Sur le marché mondial, les données sont un peu différentes, puisque le Cava apparaît en terme de volume de marché comme le principal concurrent du Champagne, qu’il a devancé en nombre de bouteilles exportées en 2009 (113 millions contre 112). Mais d’autres concurrents ambitieux sont sur les rangs, comme le Prosecco, qui pour l’heure ne produit que 150 millions de bouteilles annuelles, mais ambitionne de porter à terme cette production à 250 millions de bouteilles. Cependant, le prosecco, qui n’est pas issu d’une méthode champenoise (contrairement au cava), a du mal pour l’heure à se situer dans l’esprit des consommateurs, au niveau de réputation du Champagne. Pour rester en Italie, c’est plutô le Franciacorta, qui présente des niveaux de prix comparables à ceux du Champagne (110 millions de bouteilles vendues en 2009 pour 9,4 millions d’euros, soit 12 euros la bouteille, contre 293 millions de bouteilles vendues pour 3,7 milliards d’euros, soit 12,7 euros pour le Champagne) qui peut apparaître comme un véritable concurrent, même si sa production, assez exigeante, ne peut être augmentée rapidement. Cette réflexion concerne aussi les crémants français, qui ont paradoxalement plus progressé à l’export (+10% pour le crémant d’Alsace pendant les quatre premiers mois de 2010) qu’en France (ventes stables).

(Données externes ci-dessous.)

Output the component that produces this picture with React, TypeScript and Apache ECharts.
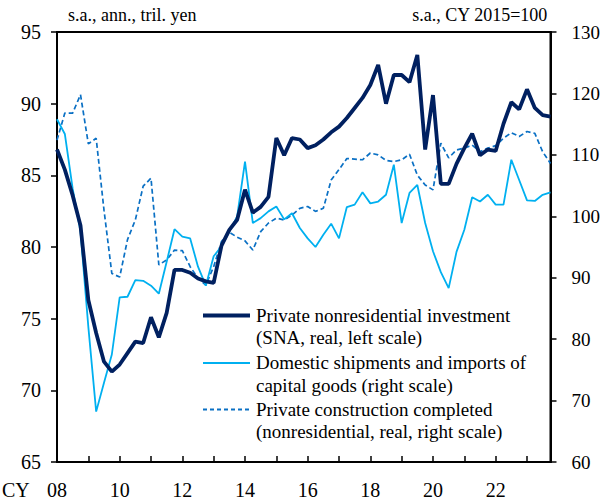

On le voit, l’enjeu est le positionnement de chacune de ces grandes appellations sur un marché dont on ne connaît pas les contours dans les années à venir. Selon les prévisions de SWR pour Vinexpo, le marché mondial des effervescents est des marchés du vin celui qui a le plus de perspectives, avec une progression estimée à 12% entre 2008 et 2012 contre 6% pour les vins tranquilles, pour des ventes totales estimées à 2,6 milliards de bouteilles en 2012. Cette estimation doit cependant être considérée avec précaution, le CIVC estimant que la production mondiale de vins effervescents était déjà de 3,4 milliards de bouteilles en 2007. La bataille pour le marché continuera donc sûrement d’avoir lieu.